Raw records:
'''
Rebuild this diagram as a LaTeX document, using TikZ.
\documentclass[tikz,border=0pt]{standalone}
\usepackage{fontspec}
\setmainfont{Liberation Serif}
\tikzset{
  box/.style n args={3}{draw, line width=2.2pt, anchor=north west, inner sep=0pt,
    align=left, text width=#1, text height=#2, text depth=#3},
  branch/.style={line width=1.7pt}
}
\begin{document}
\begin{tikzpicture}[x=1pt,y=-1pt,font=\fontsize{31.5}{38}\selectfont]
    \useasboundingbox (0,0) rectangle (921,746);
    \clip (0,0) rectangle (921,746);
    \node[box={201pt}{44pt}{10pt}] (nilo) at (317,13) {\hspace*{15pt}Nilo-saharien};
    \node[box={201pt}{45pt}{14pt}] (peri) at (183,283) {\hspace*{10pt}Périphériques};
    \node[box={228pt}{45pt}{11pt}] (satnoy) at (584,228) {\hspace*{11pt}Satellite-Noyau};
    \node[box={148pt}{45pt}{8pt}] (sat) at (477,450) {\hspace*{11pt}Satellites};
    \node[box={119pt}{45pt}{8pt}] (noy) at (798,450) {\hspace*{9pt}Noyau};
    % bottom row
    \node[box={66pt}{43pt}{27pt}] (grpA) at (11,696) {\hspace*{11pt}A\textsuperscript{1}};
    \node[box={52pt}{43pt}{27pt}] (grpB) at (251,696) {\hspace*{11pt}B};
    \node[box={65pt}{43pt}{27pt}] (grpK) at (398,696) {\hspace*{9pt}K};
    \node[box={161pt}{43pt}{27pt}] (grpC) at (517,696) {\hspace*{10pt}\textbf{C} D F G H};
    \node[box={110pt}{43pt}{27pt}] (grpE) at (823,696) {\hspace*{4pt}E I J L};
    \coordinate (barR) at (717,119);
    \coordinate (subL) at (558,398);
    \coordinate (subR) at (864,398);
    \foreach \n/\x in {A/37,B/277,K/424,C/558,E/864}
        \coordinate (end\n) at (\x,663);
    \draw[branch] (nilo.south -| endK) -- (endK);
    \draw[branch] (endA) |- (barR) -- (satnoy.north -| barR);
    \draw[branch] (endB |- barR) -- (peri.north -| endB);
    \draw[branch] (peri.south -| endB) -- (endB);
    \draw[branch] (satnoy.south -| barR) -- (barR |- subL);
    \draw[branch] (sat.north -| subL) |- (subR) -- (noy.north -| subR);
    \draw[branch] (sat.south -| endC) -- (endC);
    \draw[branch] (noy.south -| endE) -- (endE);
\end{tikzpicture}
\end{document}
'''
'''
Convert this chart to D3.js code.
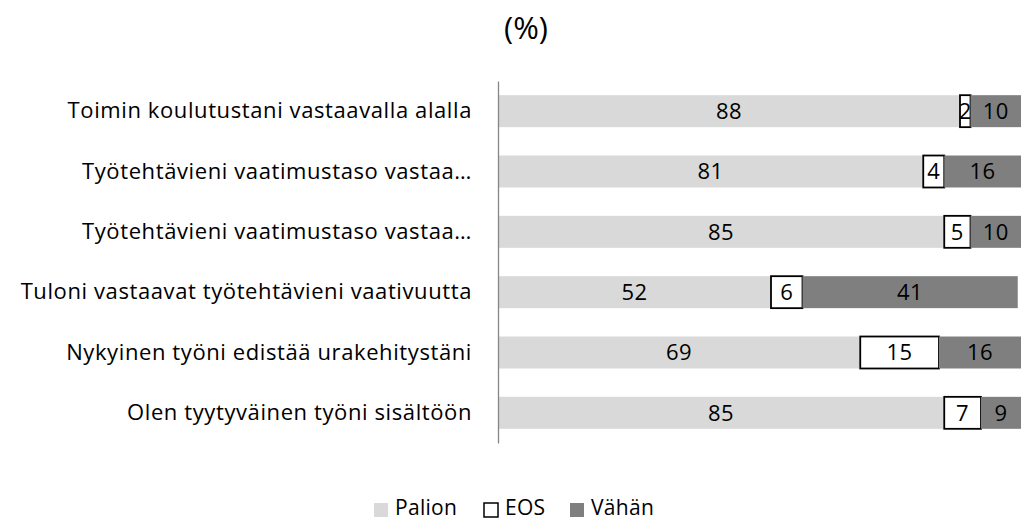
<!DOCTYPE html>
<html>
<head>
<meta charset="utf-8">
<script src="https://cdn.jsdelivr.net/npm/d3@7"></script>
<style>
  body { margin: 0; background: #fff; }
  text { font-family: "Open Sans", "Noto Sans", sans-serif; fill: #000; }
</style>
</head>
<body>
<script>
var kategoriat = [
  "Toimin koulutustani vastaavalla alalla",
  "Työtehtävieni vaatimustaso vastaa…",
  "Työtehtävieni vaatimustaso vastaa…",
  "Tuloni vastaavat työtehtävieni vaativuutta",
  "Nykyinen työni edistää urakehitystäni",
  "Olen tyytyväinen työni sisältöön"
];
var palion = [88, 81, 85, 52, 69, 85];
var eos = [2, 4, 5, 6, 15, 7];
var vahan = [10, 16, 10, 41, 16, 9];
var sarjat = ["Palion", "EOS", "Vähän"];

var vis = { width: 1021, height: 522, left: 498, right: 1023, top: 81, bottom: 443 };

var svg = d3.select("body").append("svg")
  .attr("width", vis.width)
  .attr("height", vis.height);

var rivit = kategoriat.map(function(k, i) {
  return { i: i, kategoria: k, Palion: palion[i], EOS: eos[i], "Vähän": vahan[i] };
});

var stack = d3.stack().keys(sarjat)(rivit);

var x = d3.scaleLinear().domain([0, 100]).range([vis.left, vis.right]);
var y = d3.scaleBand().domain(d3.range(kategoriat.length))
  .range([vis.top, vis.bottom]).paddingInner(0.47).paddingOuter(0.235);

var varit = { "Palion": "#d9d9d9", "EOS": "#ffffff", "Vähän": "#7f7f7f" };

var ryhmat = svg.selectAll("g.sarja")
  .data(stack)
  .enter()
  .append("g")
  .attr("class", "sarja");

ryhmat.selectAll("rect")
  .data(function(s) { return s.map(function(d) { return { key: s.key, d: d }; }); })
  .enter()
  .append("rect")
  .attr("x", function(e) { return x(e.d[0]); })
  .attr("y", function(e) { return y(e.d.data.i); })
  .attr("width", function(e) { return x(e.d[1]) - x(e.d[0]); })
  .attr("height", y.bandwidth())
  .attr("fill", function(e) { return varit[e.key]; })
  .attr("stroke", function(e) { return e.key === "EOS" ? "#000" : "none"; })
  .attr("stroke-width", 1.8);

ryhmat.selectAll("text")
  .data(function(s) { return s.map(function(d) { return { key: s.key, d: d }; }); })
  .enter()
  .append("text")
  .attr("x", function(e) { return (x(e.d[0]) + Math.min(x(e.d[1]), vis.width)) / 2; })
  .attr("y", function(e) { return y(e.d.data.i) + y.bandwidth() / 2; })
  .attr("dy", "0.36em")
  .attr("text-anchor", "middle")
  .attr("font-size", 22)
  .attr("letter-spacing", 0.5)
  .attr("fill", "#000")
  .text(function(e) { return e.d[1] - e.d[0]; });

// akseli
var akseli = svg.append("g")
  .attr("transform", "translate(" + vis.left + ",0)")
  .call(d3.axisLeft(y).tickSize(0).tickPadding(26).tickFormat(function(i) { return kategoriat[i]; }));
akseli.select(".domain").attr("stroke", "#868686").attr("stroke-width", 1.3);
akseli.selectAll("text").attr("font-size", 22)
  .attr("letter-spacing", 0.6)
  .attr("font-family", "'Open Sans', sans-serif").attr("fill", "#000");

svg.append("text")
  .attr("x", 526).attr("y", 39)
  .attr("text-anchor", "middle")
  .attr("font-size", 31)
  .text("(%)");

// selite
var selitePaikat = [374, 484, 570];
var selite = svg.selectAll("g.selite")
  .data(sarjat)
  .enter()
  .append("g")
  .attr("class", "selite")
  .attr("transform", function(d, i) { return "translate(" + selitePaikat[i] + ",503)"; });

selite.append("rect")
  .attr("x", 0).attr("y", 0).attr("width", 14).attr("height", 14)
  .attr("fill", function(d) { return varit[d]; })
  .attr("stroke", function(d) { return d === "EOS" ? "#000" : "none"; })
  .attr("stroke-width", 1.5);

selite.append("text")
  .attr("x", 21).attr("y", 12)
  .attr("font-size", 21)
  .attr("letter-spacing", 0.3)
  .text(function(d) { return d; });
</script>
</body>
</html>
'''
Exercise task: List each line of the entries that holds the string "this".

Task result:
Rebuild this diagram as a LaTeX document, using TikZ.
Convert this chart to D3.js code.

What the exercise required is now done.